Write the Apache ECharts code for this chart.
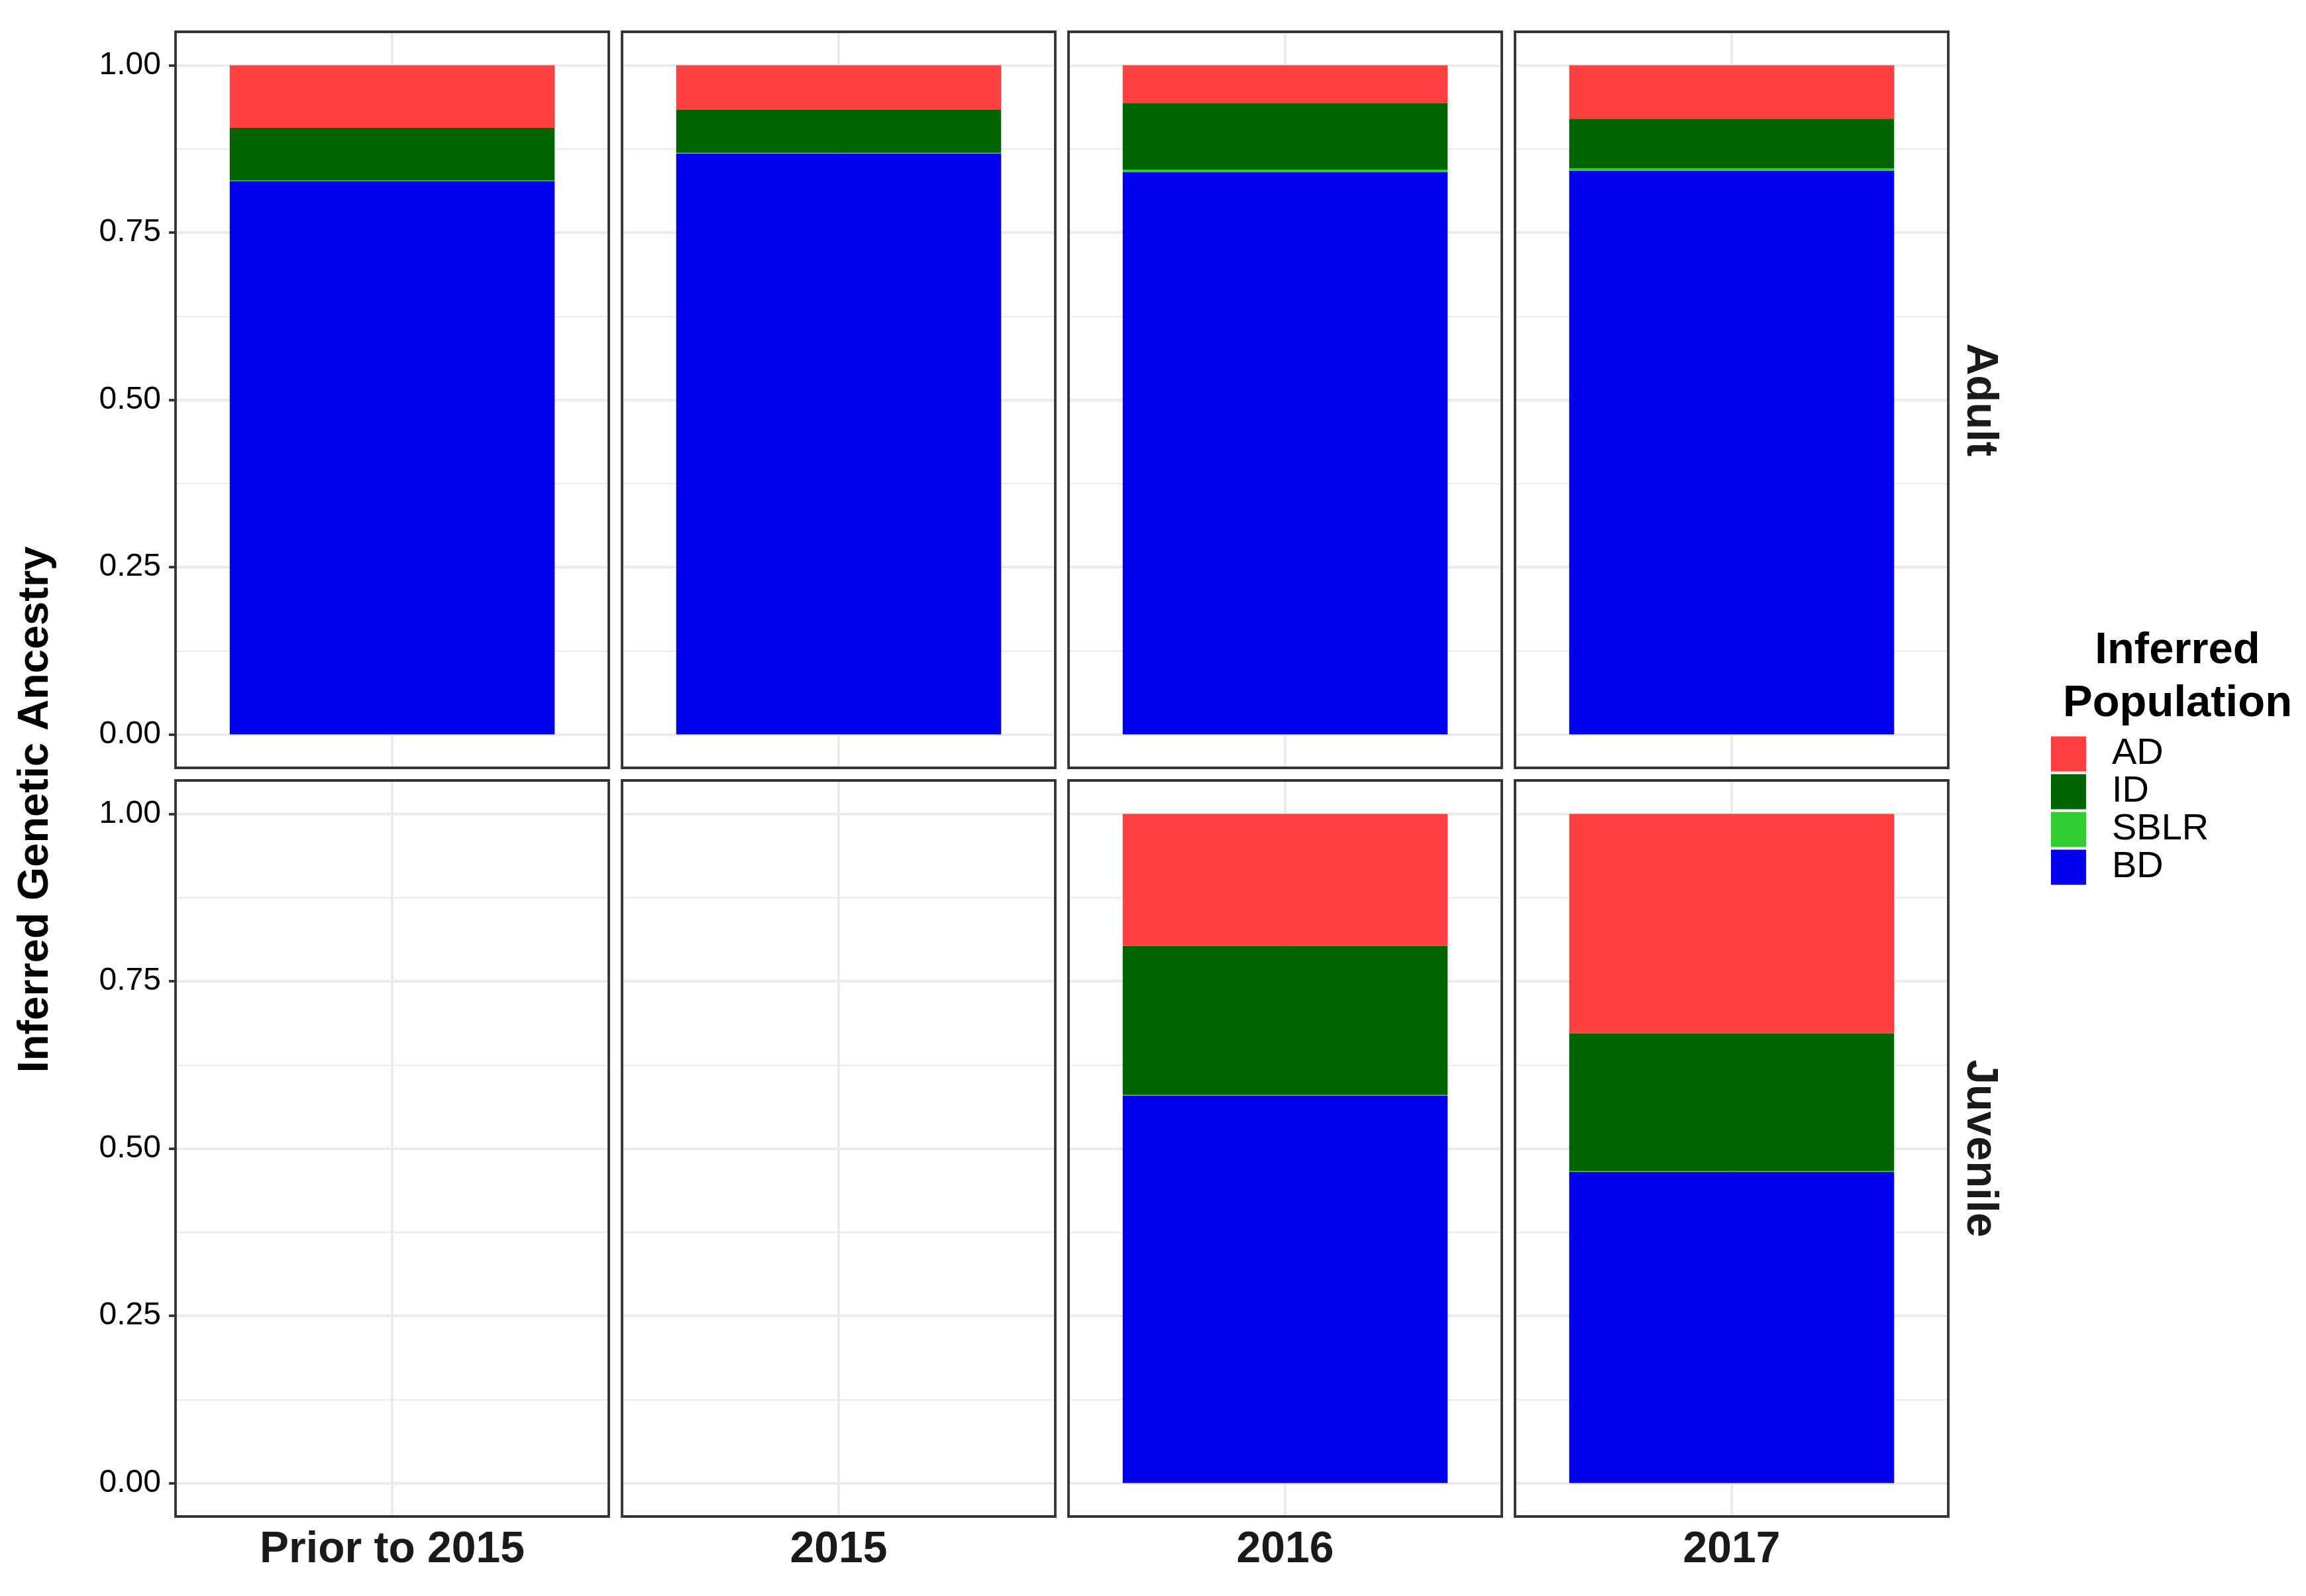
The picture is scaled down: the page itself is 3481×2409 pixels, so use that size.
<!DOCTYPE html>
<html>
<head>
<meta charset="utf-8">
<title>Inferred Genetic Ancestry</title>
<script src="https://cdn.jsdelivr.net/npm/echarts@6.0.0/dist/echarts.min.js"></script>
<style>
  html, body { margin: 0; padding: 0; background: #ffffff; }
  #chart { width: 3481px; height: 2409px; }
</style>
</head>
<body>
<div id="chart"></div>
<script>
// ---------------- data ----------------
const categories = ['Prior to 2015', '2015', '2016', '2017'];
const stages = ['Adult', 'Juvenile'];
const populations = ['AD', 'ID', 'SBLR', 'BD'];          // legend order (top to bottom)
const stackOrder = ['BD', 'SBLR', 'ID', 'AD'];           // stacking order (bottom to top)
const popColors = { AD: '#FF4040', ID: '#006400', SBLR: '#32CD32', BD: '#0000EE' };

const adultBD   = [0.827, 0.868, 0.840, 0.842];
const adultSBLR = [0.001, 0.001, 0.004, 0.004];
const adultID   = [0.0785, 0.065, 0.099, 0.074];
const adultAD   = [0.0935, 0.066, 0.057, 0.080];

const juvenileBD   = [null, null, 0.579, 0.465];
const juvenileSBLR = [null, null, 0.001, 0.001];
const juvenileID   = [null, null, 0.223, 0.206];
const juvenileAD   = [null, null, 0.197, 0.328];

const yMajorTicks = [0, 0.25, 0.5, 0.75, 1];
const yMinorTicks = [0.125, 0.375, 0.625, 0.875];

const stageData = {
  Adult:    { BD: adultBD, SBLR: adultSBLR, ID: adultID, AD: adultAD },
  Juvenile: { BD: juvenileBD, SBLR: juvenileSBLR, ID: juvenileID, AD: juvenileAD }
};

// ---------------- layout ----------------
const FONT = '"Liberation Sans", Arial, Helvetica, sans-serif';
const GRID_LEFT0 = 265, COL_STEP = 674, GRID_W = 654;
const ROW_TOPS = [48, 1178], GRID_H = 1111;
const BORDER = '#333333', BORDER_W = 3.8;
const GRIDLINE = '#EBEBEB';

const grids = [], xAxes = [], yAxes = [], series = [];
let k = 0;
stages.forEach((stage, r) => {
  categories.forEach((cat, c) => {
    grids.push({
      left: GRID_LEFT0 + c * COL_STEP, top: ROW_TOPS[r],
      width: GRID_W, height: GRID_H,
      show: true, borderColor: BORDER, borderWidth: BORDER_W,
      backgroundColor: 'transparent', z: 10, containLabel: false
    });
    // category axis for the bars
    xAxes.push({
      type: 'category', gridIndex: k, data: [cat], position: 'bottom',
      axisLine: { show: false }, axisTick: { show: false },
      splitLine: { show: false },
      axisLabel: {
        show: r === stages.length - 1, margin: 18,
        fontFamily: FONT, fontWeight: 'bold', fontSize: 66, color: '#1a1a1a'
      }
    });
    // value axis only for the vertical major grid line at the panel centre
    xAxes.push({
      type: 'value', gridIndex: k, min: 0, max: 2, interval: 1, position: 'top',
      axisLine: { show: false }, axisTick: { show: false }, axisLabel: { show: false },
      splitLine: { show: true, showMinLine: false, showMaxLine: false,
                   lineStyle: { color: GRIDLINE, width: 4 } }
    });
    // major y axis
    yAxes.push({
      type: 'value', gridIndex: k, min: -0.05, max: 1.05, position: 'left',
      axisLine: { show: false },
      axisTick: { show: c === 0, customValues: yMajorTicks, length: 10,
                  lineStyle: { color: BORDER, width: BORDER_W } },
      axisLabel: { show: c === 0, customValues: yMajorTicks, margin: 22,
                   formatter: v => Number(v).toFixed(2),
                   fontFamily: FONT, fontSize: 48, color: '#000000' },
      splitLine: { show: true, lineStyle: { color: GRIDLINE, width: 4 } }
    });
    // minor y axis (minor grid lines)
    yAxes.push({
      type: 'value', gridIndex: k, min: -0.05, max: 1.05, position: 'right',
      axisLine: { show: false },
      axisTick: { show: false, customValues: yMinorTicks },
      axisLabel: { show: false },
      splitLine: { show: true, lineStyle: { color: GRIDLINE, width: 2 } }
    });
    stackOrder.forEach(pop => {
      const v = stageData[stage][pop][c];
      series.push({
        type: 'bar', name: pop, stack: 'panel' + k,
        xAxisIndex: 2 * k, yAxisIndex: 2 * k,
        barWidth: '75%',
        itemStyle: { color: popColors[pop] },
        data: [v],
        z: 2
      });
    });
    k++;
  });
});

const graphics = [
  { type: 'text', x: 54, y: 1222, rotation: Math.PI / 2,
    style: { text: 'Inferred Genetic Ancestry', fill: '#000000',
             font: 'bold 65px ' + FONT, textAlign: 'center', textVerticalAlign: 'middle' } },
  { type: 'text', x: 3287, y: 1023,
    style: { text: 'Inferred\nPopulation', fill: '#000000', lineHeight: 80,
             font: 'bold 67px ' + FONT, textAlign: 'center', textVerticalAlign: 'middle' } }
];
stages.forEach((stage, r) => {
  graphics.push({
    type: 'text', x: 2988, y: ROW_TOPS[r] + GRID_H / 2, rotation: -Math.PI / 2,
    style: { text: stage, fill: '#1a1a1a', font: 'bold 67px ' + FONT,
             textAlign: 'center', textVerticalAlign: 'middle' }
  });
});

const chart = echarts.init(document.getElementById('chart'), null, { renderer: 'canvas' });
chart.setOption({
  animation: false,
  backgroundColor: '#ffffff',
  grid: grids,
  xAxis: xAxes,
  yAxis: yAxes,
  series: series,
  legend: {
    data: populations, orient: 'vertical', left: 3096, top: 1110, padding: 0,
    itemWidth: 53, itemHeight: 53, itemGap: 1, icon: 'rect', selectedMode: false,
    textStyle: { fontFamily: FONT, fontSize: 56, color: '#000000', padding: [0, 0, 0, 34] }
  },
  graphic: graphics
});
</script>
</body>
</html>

------------------------------------------------

Give the material again exactly as it is, but keep the pictures out.

Write the Apache ECharts code for this chart.
The picture is scaled down: the page itself is 3481×2409 pixels, so use that size.
<!DOCTYPE html>
<html>
<head>
<meta charset="utf-8">
<title>Inferred Genetic Ancestry</title>
<script src="https://cdn.jsdelivr.net/npm/echarts@6.0.0/dist/echarts.min.js"></script>
<style>
  html, body { margin: 0; padding: 0; background: #ffffff; }
  #chart { width: 3481px; height: 2409px; }
</style>
</head>
<body>
<div id="chart"></div>
<script>
// ---------------- data ----------------
const categories = ['Prior to 2015', '2015', '2016', '2017'];
const stages = ['Adult', 'Juvenile'];
const populations = ['AD', 'ID', 'SBLR', 'BD'];          // legend order (top to bottom)
const stackOrder = ['BD', 'SBLR', 'ID', 'AD'];           // stacking order (bottom to top)
const popColors = { AD: '#FF4040', ID: '#006400', SBLR: '#32CD32', BD: '#0000EE' };

const adultBD   = [0.827, 0.868, 0.840, 0.842];
const adultSBLR = [0.001, 0.001, 0.004, 0.004];
const adultID   = [0.0785, 0.065, 0.099, 0.074];
const adultAD   = [0.0935, 0.066, 0.057, 0.080];

const juvenileBD   = [null, null, 0.579, 0.465];
const juvenileSBLR = [null, null, 0.001, 0.001];
const juvenileID   = [null, null, 0.223, 0.206];
const juvenileAD   = [null, null, 0.197, 0.328];

const yMajorTicks = [0, 0.25, 0.5, 0.75, 1];
const yMinorTicks = [0.125, 0.375, 0.625, 0.875];

const stageData = {
  Adult:    { BD: adultBD, SBLR: adultSBLR, ID: adultID, AD: adultAD },
  Juvenile: { BD: juvenileBD, SBLR: juvenileSBLR, ID: juvenileID, AD: juvenileAD }
};

// ---------------- layout ----------------
const FONT = '"Liberation Sans", Arial, Helvetica, sans-serif';
const GRID_LEFT0 = 265, COL_STEP = 674, GRID_W = 654;
const ROW_TOPS = [48, 1178], GRID_H = 1111;
const BORDER = '#333333', BORDER_W = 3.8;
const GRIDLINE = '#EBEBEB';

const grids = [], xAxes = [], yAxes = [], series = [];
let k = 0;
stages.forEach((stage, r) => {
  categories.forEach((cat, c) => {
    grids.push({
      left: GRID_LEFT0 + c * COL_STEP, top: ROW_TOPS[r],
      width: GRID_W, height: GRID_H,
      show: true, borderColor: BORDER, borderWidth: BORDER_W,
      backgroundColor: 'transparent', z: 10, containLabel: false
    });
    // category axis for the bars
    xAxes.push({
      type: 'category', gridIndex: k, data: [cat], position: 'bottom',
      axisLine: { show: false }, axisTick: { show: false },
      splitLine: { show: false },
      axisLabel: {
        show: r === stages.length - 1, margin: 18,
        fontFamily: FONT, fontWeight: 'bold', fontSize: 66, color: '#1a1a1a'
      }
    });
    // value axis only for the vertical major grid line at the panel centre
    xAxes.push({
      type: 'value', gridIndex: k, min: 0, max: 2, interval: 1, position: 'top',
      axisLine: { show: false }, axisTick: { show: false }, axisLabel: { show: false },
      splitLine: { show: true, showMinLine: false, showMaxLine: false,
                   lineStyle: { color: GRIDLINE, width: 4 } }
    });
    // major y axis
    yAxes.push({
      type: 'value', gridIndex: k, min: -0.05, max: 1.05, position: 'left',
      axisLine: { show: false },
      axisTick: { show: c === 0, customValues: yMajorTicks, length: 10,
                  lineStyle: { color: BORDER, width: BORDER_W } },
      axisLabel: { show: c === 0, customValues: yMajorTicks, margin: 22,
                   formatter: v => Number(v).toFixed(2),
                   fontFamily: FONT, fontSize: 48, color: '#000000' },
      splitLine: { show: true, lineStyle: { color: GRIDLINE, width: 4 } }
    });
    // minor y axis (minor grid lines)
    yAxes.push({
      type: 'value', gridIndex: k, min: -0.05, max: 1.05, position: 'right',
      axisLine: { show: false },
      axisTick: { show: false, customValues: yMinorTicks },
      axisLabel: { show: false },
      splitLine: { show: true, lineStyle: { color: GRIDLINE, width: 2 } }
    });
    stackOrder.forEach(pop => {
      const v = stageData[stage][pop][c];
      series.push({
        type: 'bar', name: pop, stack: 'panel' + k,
        xAxisIndex: 2 * k, yAxisIndex: 2 * k,
        barWidth: '75%',
        itemStyle: { color: popColors[pop] },
        data: [v],
        z: 2
      });
    });
    k++;
  });
});

const graphics = [
  { type: 'text', x: 54, y: 1222, rotation: Math.PI / 2,
    style: { text: 'Inferred Genetic Ancestry', fill: '#000000',
             font: 'bold 65px ' + FONT, textAlign: 'center', textVerticalAlign: 'middle' } },
  { type: 'text', x: 3287, y: 1023,
    style: { text: 'Inferred\nPopulation', fill: '#000000', lineHeight: 80,
             font: 'bold 67px ' + FONT, textAlign: 'center', textVerticalAlign: 'middle' } }
];
stages.forEach((stage, r) => {
  graphics.push({
    type: 'text', x: 2988, y: ROW_TOPS[r] + GRID_H / 2, rotation: -Math.PI / 2,
    style: { text: stage, fill: '#1a1a1a', font: 'bold 67px ' + FONT,
             textAlign: 'center', textVerticalAlign: 'middle' }
  });
});

const chart = echarts.init(document.getElementById('chart'), null, { renderer: 'canvas' });
chart.setOption({
  animation: false,
  backgroundColor: '#ffffff',
  grid: grids,
  xAxis: xAxes,
  yAxis: yAxes,
  series: series,
  legend: {
    data: populations, orient: 'vertical', left: 3096, top: 1110, padding: 0,
    itemWidth: 53, itemHeight: 53, itemGap: 1, icon: 'rect', selectedMode: false,
    textStyle: { fontFamily: FONT, fontSize: 56, color: '#000000', padding: [0, 0, 0, 34] }
  },
  graphic: graphics
});
</script>
</body>
</html>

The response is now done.